## Dataset excerpt
__________

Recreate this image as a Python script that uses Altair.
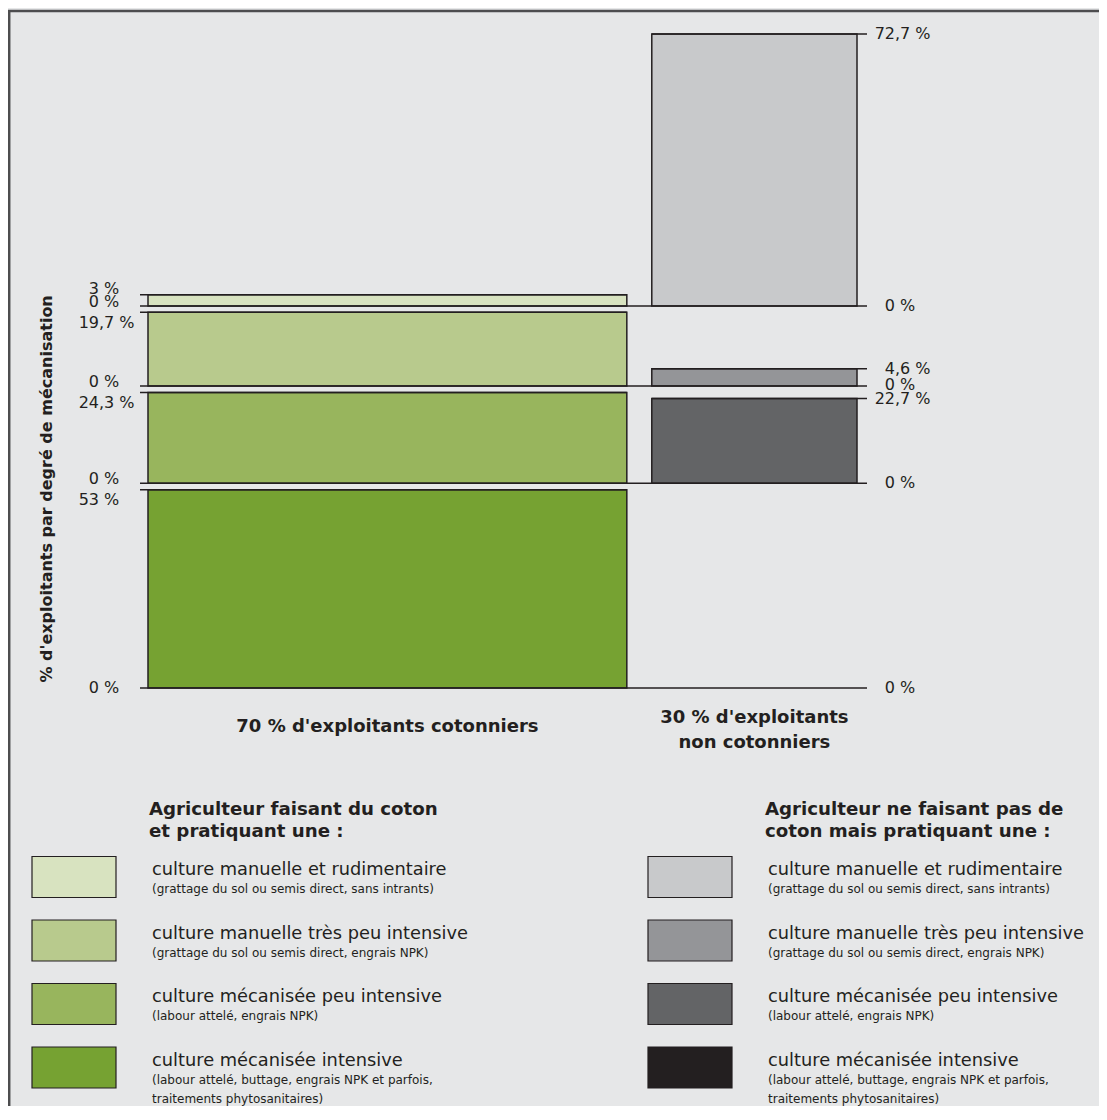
import altair as alt
import pandas as pd

# ---------------- data ----------------
categories = [
    "culture manuelle et rudimentaire",
    "culture manuelle très peu intensive",
    "culture mécanisée peu intensive",
    "culture mécanisée intensive",
]
details = [
    "(grattage du sol ou semis direct, sans intrants)",
    "(grattage du sol ou semis direct, engrais NPK)",
    "(labour attelé, engrais NPK)",
    "(labour attelé, buttage, engrais NPK et parfois,\ntraitements phytosanitaires)",
]
cotton_pct = [3.0, 19.7, 24.3, 53.0]
noncotton_pct = [72.7, 4.6, 22.7, 0.0]
group_share = [70, 30]
group_labels = ["70 % d'exploitants cotonniers", "30 % d'exploitants\nnon cotonniers"]
legend_titles = [
    "Agriculteur faisant du coton\net pratiquant une :",
    "Agriculteur ne faisant pas de\ncoton mais pratiquant une :",
]
y_title = "% d'exploitants par degré de mécanisation"
green_colors = ["#d8e3c0", "#b8ca8d", "#98b55d", "#76a232"]
gray_colors = ["#c8c9cb", "#949598", "#636466", "#231f20"]

# ---------------- layout ----------------
FONT = "DejaVu Sans"
INK = "#231f20"
ZWSP = "\u200b"
NBSP = "\u00a0"
W, H = 1091, 1098
GAP_Y = 1.7
GAP_X = 3.65
X_RANGE = [140, 849]
Y_RANGE = [680, 26]
TICK_FS = 16
MIN_SEP = 14  # px between stacked right-hand labels

order = [3, 2, 1, 0]  # bottom to top
base = {}
acc = 0.0
for i in order:
    base[i] = acc
    acc += max(cotton_pct[i], noncotton_pct[i]) + GAP_Y
ytop = base[0] + max(cotton_pct[0], noncotton_pct[0])
px_y = (Y_RANGE[0] - Y_RANGE[1]) / ytop
xmax = group_share[0] + GAP_X + group_share[1]
px_x = (X_RANGE[1] - X_RANGE[0]) / xmax

lx0, lx1 = 0, group_share[0]
rx0, rx1 = group_share[0] + GAP_X, xmax
ext_l = -8 / px_x
ext_r = xmax + 10 / px_x
col_l = (91 - X_RANGE[0]) / px_x
col_r = (887 - X_RANGE[0]) / px_x

XS = alt.Scale(domain=[0, xmax], range=X_RANGE, nice=False, zero=False)
YS = alt.Scale(domain=[0, ytop], range=Y_RANGE, nice=False, zero=False)


def split_label(v):
    s = f"{v:g}".replace(".", ",")
    if "," in s:
        a, b = s.split(",")
        return a, "," + b + NBSP + "%"
    return s, ZWSP + NBSP + "%"


bars, rules, labels, right_labels = [], [], [], []
for i in range(4):
    b = base[i]
    bars.append(dict(key=f"c{i}", x0=lx0, x1=lx1, y0=b, y1=b + cotton_pct[i]))
    if noncotton_pct[i] > 0:
        bars.append(dict(key=f"n{i}", x0=rx0, x1=rx1, y0=b, y1=b + noncotton_pct[i]))
    rules.append(dict(x0=ext_l, x1=ext_r, y=b))
    rules.append(dict(x0=ext_l, x1=lx1, y=b + cotton_pct[i]))
    if noncotton_pct[i] > 0:
        rules.append(dict(x0=rx0, x1=ext_r, y=b + noncotton_pct[i]))
    ip, rest = split_label(cotton_pct[i])
    labels.append(dict(x=col_l, y=b + cotton_pct[i], ip=ip, rest=rest,
                       pos="top" if cotton_pct[i] >= 5 else "over"))
    ip, rest = split_label(0)
    labels.append(dict(x=col_l, y=b, ip=ip, rest=rest,
                       pos="mid" if i == order[0] else "above"))
    if noncotton_pct[i] > 0:
        ip, rest = split_label(noncotton_pct[i])
        right_labels.append(dict(x=col_r, y=b + noncotton_pct[i], ip=ip, rest=rest, pos="mid"))
    ip, rest = split_label(0)
    right_labels.append(dict(x=col_r, y=b, ip=ip, rest=rest, pos="mid"))

# push apart right-hand labels that would collide
right_labels.sort(key=lambda d: d["y"])
for k in range(len(right_labels) - 1):
    lo, hi = right_labels[k], right_labels[k + 1]
    sep = (hi["y"] - lo["y"]) * px_y
    if sep < MIN_SEP:
        shift = (MIN_SEP - sep) / 2 / px_y
        lo["y"] -= shift
        hi["y"] += shift
labels += right_labels

bars_df = pd.DataFrame(bars)
rules_df = pd.DataFrame(rules)
labels_df = pd.DataFrame(labels)

fill_domain = [f"c{i}" for i in range(4)] + [f"n{i}" for i in range(4)]
fill_range = green_colors + gray_colors

bar_layer = alt.Chart(bars_df).mark_rect(stroke=INK, strokeWidth=1.5).encode(
    x=alt.X("x0:Q", scale=XS, axis=None),
    x2="x1:Q",
    y=alt.Y("y0:Q", scale=YS, axis=None),
    y2="y1:Q",
    fill=alt.Fill("key:N", scale=alt.Scale(domain=fill_domain, range=fill_range), legend=None),
)

rule_layer = alt.Chart(rules_df).mark_rule(stroke=INK, strokeWidth=1.5).encode(
    x=alt.X("x0:Q", scale=XS, axis=None),
    x2="x1:Q",
    y=alt.Y("y:Q", scale=YS, axis=None),
)

label_layers = []
for pos, bl, dy in [("top", "top", 2.5), ("over", "alphabetic", -0.5),
                    ("above", "alphabetic", 1), ("mid", "middle", 0)]:
    for part, al in [("ip", "right"), ("rest", "left")]:
        label_layers.append(
            alt.Chart(labels_df).transform_filter(alt.datum.pos == pos)
            .mark_text(align=al, baseline=bl, dy=dy, font=FONT, fontSize=TICK_FS, color=INK)
            .encode(
                x=alt.X("x:Q", scale=XS, axis=None),
                y=alt.Y("y:Q", scale=YS, axis=None),
                text=f"{part}:N",
            )
        )

ytitle_df = pd.DataFrame([dict(x=(39 - X_RANGE[0]) / px_x,
                               y=(base[0] + cotton_pct[0]) / 2 + 2.5 / px_y, t=y_title)])
ytitle_layer = alt.Chart(ytitle_df).mark_text(
    angle=270, align="center", baseline="middle", font=FONT, fontSize=16,
    fontWeight="bold", color=INK
).encode(
    x=alt.X("x:Q", scale=XS, axis=None),
    y=alt.Y("y:Q", scale=YS, axis=None),
    text="t:N",
)

glab_df = pd.DataFrame([
    dict(x=(lx0 + lx1) / 2, y=-39 / px_y, t=group_labels[0]),
    dict(x=(rx0 + rx1) / 2, y=-30 / px_y, t=group_labels[1]),
])
glab_layer = alt.Chart(glab_df).mark_text(
    align="center", baseline="middle", font=FONT, fontSize=18, fontWeight="bold",
    color=INK, lineBreak="\n", lineHeight=25
).encode(
    x=alt.X("x:Q", scale=XS, axis=None),
    y=alt.Y("y:Q", scale=YS, axis=None),
    text="t:N",
)

mosaic = alt.layer(bar_layer, rule_layer, *label_layers, ytitle_layer, glab_layer)

# ---------------- legend ----------------
COLW = 616.0
ROWH = 63.5
LXS = alt.Scale(domain=[0, 1], range=[24, 640], nice=False, zero=False)
LYS = alt.Scale(domain=[0, 3], range=[869, 1059.5], nice=False, zero=False)

leg = []
for c, cols in enumerate([green_colors, gray_colors]):
    for r in range(4):
        leg.append(dict(key=f"{'cn'[c]}{r}", x0=c, x1=c + 84 / COLW,
                        y0=r - 20.5 / ROWH, y1=r + 20.5 / ROWH,
                        tx=c + 120 / COLW, ty=r - 7 / ROWH,
                        sy=r + (13 - 0.49 * 12) / ROWH,
                        cat=categories[r], det=details[r]))
leg_df = pd.DataFrame(leg)
ltitle_df = pd.DataFrame([dict(x=c + 117 / COLW, y=-67 / ROWH, t=legend_titles[c]) for c in range(2)])

leg_rect = alt.Chart(leg_df).mark_rect(stroke=INK, strokeWidth=1.2).encode(
    x=alt.X("x0:Q", scale=LXS, axis=None),
    x2="x1:Q",
    y=alt.Y("y0:Q", scale=LYS, axis=None),
    y2="y1:Q",
    fill=alt.Fill("key:N", scale=alt.Scale(domain=fill_domain, range=fill_range), legend=None),
)
leg_main = alt.Chart(leg_df).mark_text(
    align="left", baseline="middle", font=FONT, fontSize=17.8, color=INK
).encode(
    x=alt.X("tx:Q", scale=LXS, axis=None),
    y=alt.Y("ty:Q", scale=LYS, axis=None),
    text="cat:N",
)
leg_sub = alt.Chart(leg_df).mark_text(
    align="left", baseline="top", font=FONT, fontSize=12, color=INK,
    lineBreak="\n", lineHeight=19
).encode(
    x=alt.X("tx:Q", scale=LXS, axis=None),
    y=alt.Y("sy:Q", scale=LYS, axis=None),
    text="det:N",
)
leg_title = alt.Chart(ltitle_df).mark_text(
    align="left", baseline="middle", font=FONT, fontSize=18.2, fontWeight="bold",
    color=INK, lineBreak="\n", lineHeight=22
).encode(
    x=alt.X("x:Q", scale=LXS, axis=None),
    y=alt.Y("y:Q", scale=LYS, axis=None),
    text="t:N",
)
legend = alt.layer(leg_rect, leg_main, leg_sub, leg_title)

# ---------------- frame ----------------
one = pd.DataFrame({"a": [0]})
frame_top = alt.Chart(one).mark_rule(stroke="#4d4d4f", strokeWidth=2.5).encode(
    x=alt.value(0), x2=alt.value(W), y=alt.value(3)
)
frame_left = alt.Chart(one).mark_rule(stroke="#4d4d4f", strokeWidth=2.5).encode(
    x=alt.value(1.2), y=alt.value(2), y2=alt.value(H)
)
frame = alt.layer(frame_top, frame_left)

chart = (
    alt.layer(mosaic, legend, frame)
    .resolve_scale(x="independent", y="independent", fill="independent")
    .properties(width=W, height=H, padding=0, background="#e6e7e8",
                autosize=alt.AutoSizeParams(type="none"))
    .configure_view(stroke=None)
)

chart.save("out.html", embed_options={"renderer": "svg", "actions": False})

__________

## The problem
Skip the pictures and restate exactly the lines from the beginning of the listing to the line with "return s, ZWSP", that line included.

## Response
Recreate this image as a Python script that uses Altair.
import altair as alt
import pandas as pd

# ---------------- data ----------------
categories = [
    "culture manuelle et rudimentaire",
    "culture manuelle très peu intensive",
    "culture mécanisée peu intensive",
    "culture mécanisée intensive",
]
details = [
    "(grattage du sol ou semis direct, sans intrants)",
    "(grattage du sol ou semis direct, engrais NPK)",
    "(labour attelé, engrais NPK)",
    "(labour attelé, buttage, engrais NPK et parfois,\ntraitements phytosanitaires)",
]
cotton_pct = [3.0, 19.7, 24.3, 53.0]
noncotton_pct = [72.7, 4.6, 22.7, 0.0]
group_share = [70, 30]
group_labels = ["70 % d'exploitants cotonniers", "30 % d'exploitants\nnon cotonniers"]
legend_titles = [
    "Agriculteur faisant du coton\net pratiquant une :",
    "Agriculteur ne faisant pas de\ncoton mais pratiquant une :",
]
y_title = "% d'exploitants par degré de mécanisation"
green_colors = ["#d8e3c0", "#b8ca8d", "#98b55d", "#76a232"]
gray_colors = ["#c8c9cb", "#949598", "#636466", "#231f20"]

# ---------------- layout ----------------
FONT = "DejaVu Sans"
INK = "#231f20"
ZWSP = "\u200b"
NBSP = "\u00a0"
W, H = 1091, 1098
GAP_Y = 1.7
GAP_X = 3.65
X_RANGE = [140, 849]
Y_RANGE = [680, 26]
TICK_FS = 16
MIN_SEP = 14  # px between stacked right-hand labels

order = [3, 2, 1, 0]  # bottom to top
base = {}
acc = 0.0
for i in order:
    base[i] = acc
    acc += max(cotton_pct[i], noncotton_pct[i]) + GAP_Y
ytop = base[0] + max(cotton_pct[0], noncotton_pct[0])
px_y = (Y_RANGE[0] - Y_RANGE[1]) / ytop
xmax = group_share[0] + GAP_X + group_share[1]
px_x = (X_RANGE[1] - X_RANGE[0]) / xmax

lx0, lx1 = 0, group_share[0]
rx0, rx1 = group_share[0] + GAP_X, xmax
ext_l = -8 / px_x
ext_r = xmax + 10 / px_x
col_l = (91 - X_RANGE[0]) / px_x
col_r = (887 - X_RANGE[0]) / px_x

XS = alt.Scale(domain=[0, xmax], range=X_RANGE, nice=False, zero=False)
YS = alt.Scale(domain=[0, ytop], range=Y_RANGE, nice=False, zero=False)


def split_label(v):
    s = f"{v:g}".replace(".", ",")
    if "," in s:
        a, b = s.split(",")
        return a, "," + b + NBSP + "%"
    return s, ZWSP + NBSP + "%"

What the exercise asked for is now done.